Continuous guts poker and numerical optimization of generalized recursive games

TL;DR

This paper develops numerical algorithms to approximate optimal strategies in continuous guts poker and recursive games, revealing a 2-strategy equilibrium with a significant advantage and demonstrating convergence to Nash equilibrium.

Contribution

It introduces practical algorithms with rigorous theory for multiplayer strategy optimization in generalized recursive games, focusing on continuous guts poker.

Findings

A 2-strategy equilibrium with ~16% advantage for n-player coalitions.

Convergence of Fictitious Play to symmetric Nash equilibrium.

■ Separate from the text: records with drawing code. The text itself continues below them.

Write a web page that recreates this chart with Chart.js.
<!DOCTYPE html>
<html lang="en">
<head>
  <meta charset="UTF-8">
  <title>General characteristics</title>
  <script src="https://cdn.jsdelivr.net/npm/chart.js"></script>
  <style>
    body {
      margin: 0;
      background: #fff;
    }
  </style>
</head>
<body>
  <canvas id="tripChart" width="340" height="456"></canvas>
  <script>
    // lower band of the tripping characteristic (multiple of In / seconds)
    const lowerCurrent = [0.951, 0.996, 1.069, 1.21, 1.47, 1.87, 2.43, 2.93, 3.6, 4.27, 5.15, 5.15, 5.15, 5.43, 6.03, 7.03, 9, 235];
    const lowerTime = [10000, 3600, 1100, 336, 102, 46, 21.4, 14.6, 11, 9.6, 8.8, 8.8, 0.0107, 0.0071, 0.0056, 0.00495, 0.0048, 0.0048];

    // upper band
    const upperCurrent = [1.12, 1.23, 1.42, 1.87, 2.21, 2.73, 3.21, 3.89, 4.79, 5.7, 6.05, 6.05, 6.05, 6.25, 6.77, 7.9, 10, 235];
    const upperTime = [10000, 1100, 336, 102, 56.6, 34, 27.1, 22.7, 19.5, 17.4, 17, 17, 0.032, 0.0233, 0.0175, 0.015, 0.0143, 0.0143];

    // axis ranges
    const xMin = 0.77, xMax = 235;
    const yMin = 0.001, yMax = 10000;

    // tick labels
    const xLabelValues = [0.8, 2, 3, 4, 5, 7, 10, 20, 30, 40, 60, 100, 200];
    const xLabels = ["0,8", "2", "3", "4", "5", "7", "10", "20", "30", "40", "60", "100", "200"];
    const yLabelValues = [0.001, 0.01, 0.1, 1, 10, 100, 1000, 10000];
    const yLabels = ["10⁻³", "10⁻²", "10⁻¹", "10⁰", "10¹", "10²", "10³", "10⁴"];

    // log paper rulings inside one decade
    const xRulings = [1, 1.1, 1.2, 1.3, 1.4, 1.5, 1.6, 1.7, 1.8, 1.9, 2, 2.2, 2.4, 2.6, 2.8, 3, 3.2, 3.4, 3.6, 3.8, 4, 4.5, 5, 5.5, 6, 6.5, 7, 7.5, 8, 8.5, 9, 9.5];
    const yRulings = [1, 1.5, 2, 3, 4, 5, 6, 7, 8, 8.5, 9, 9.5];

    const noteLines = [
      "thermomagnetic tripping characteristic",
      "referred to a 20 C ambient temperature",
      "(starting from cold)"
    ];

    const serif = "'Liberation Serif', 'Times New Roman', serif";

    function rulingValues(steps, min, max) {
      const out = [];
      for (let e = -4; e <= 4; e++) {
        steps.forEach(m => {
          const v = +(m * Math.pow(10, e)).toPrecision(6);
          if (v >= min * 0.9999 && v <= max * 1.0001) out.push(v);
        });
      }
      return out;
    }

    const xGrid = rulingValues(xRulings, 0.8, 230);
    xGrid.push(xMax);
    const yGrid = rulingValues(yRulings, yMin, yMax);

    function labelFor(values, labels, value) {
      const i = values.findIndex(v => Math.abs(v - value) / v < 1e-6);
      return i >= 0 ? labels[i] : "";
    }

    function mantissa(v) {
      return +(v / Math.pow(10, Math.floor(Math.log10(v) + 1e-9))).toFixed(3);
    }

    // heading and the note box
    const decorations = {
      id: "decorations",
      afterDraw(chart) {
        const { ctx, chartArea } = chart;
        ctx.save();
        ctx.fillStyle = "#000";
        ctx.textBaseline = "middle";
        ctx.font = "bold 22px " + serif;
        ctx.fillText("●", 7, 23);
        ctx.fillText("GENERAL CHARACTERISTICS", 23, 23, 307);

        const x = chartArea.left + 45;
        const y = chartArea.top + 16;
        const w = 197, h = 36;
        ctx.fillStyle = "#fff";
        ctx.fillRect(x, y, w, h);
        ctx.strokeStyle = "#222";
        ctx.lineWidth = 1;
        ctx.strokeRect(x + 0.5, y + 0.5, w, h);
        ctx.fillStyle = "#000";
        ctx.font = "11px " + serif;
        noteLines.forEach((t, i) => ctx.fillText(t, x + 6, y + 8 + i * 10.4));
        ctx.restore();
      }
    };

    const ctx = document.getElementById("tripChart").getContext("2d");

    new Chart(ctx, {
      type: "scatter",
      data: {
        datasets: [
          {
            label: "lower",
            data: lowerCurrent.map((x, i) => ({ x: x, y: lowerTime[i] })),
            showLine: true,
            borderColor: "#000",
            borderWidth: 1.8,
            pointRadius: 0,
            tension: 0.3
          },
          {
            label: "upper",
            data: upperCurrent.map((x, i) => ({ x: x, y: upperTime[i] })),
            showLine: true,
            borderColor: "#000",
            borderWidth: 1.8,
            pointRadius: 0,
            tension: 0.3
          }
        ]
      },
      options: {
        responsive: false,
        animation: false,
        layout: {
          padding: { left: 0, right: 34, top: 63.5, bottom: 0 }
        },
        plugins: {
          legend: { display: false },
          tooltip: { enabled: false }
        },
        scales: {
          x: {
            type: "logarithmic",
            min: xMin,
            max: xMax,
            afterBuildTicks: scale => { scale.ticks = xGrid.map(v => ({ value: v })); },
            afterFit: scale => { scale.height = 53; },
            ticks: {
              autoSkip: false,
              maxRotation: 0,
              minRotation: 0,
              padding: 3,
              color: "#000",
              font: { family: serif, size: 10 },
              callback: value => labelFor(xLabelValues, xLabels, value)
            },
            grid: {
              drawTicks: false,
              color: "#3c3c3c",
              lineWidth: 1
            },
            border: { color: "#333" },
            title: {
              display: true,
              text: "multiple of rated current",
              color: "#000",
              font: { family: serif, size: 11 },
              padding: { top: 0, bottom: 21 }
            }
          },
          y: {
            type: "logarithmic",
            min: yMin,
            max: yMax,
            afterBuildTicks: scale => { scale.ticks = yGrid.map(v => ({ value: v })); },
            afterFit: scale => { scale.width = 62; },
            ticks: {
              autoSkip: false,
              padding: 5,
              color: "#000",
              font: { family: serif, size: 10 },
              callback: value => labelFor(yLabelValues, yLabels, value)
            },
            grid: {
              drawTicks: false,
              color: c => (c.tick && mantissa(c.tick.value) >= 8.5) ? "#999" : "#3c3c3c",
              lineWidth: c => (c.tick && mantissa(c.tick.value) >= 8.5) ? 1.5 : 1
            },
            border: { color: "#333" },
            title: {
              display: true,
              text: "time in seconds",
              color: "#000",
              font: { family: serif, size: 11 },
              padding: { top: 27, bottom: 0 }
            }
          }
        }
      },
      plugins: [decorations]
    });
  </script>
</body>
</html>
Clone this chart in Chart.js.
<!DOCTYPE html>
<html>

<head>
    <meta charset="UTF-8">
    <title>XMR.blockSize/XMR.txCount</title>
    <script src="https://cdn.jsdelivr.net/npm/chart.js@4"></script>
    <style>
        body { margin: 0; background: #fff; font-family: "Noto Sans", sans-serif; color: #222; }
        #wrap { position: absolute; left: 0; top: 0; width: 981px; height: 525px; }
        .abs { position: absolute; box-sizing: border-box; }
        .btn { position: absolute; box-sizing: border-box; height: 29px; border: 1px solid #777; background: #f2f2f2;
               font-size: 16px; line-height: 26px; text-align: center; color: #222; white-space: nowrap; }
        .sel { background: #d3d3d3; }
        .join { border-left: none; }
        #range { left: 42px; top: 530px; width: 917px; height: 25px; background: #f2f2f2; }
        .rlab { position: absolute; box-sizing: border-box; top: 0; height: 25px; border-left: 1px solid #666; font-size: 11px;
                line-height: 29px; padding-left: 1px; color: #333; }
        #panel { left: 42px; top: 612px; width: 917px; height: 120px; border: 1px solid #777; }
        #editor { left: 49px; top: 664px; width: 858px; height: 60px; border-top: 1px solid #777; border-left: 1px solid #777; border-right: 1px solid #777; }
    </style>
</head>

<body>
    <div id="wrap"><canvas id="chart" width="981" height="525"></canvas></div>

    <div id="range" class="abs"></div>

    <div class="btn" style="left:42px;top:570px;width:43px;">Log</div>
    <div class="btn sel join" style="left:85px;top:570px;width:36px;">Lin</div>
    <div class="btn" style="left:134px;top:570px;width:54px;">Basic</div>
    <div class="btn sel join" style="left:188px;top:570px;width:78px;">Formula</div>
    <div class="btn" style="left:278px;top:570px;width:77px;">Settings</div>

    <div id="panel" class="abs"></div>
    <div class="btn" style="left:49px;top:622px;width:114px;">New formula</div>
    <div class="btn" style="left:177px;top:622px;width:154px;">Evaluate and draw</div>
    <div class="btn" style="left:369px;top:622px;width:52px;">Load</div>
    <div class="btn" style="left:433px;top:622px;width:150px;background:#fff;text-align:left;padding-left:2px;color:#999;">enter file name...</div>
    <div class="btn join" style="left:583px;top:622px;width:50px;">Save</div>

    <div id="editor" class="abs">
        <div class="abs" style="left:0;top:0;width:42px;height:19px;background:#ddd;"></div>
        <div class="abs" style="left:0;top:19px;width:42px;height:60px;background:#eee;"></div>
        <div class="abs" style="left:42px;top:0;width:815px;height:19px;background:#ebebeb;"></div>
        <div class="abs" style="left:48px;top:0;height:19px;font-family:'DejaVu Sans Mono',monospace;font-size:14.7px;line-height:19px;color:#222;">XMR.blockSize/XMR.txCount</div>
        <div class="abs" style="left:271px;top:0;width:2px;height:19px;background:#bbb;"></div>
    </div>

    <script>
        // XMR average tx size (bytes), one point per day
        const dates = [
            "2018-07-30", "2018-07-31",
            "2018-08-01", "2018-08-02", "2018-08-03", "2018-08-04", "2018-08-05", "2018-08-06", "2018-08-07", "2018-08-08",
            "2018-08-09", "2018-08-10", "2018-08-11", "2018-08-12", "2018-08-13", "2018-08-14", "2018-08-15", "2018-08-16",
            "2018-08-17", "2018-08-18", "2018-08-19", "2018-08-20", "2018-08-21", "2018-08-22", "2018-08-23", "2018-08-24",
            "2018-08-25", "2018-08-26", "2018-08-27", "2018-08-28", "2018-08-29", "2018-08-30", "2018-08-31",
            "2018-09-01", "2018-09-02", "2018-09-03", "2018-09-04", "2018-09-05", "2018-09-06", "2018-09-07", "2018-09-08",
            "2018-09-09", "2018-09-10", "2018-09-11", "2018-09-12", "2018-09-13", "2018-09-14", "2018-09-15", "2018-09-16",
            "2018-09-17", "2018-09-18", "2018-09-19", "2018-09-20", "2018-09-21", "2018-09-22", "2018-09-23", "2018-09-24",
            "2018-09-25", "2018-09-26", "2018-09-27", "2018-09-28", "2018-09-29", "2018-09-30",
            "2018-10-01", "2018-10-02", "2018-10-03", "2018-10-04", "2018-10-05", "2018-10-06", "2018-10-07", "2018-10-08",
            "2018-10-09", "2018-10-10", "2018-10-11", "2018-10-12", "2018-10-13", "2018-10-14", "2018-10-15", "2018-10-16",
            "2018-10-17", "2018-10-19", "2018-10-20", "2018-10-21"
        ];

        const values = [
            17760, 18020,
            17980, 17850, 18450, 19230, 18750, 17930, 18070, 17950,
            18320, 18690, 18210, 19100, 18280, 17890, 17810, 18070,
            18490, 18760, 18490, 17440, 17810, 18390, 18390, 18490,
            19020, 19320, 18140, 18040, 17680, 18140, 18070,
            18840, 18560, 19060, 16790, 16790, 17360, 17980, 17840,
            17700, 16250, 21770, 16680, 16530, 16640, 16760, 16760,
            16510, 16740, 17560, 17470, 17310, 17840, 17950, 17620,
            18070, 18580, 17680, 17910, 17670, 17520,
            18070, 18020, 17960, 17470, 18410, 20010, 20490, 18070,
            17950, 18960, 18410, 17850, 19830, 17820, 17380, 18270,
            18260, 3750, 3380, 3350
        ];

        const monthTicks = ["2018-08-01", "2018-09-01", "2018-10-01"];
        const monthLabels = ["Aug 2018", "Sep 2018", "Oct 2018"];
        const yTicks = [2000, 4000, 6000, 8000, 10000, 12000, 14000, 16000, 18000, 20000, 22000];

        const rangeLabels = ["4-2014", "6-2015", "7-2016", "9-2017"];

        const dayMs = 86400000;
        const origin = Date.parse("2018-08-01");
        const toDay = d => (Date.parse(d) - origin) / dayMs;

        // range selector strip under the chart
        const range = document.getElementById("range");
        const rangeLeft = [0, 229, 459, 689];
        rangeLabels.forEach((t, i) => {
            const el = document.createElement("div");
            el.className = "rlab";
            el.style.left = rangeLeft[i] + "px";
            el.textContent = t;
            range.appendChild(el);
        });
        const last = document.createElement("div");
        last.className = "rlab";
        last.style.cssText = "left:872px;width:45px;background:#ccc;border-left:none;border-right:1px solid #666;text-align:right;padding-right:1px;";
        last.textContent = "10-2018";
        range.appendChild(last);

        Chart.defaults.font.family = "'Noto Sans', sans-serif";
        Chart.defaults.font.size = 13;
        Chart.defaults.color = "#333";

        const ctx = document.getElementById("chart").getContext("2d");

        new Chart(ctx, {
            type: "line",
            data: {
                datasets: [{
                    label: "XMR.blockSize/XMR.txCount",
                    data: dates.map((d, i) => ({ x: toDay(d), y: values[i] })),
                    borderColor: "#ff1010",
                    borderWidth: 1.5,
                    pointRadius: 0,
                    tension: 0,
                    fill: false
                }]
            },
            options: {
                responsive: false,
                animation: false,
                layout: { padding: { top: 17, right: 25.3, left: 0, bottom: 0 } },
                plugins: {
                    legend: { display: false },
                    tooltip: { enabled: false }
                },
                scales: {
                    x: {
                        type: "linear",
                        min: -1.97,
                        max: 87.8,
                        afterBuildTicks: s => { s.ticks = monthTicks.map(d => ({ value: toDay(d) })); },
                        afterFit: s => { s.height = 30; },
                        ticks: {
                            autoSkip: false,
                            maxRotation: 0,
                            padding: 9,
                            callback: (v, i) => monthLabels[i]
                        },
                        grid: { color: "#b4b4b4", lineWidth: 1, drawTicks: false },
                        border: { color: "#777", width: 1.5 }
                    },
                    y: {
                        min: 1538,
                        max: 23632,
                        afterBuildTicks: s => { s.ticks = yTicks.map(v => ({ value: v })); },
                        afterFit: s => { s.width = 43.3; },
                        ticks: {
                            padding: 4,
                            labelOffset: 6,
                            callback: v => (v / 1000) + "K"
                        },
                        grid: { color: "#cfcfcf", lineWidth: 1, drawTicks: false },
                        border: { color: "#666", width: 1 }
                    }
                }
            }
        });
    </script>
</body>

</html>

Demonstration of a malevolent interactive n-player bot.

Abstract

We study a type of generalized recursive game introduced by Castronova, Chen, and Zumbrun featuring increasing stakes, with an emphasis on continuous guts poker and $1$ v. $n$ coalitions. Our main results are to develop practical numerical algorithms with rigorous underlying theory for the approximation of optimal mutiplayer strategies, and to use these to obtain a number of interesting observations about guts. Outcomes are a striking 2-strategy optimum for $n$-player coalitions, with asymptotic advantage approximately $16\%$; convergence of Fictitious Play to symmetric Nash equilibrium; and a malevolent interactive $n$-player "bot" for demonstration.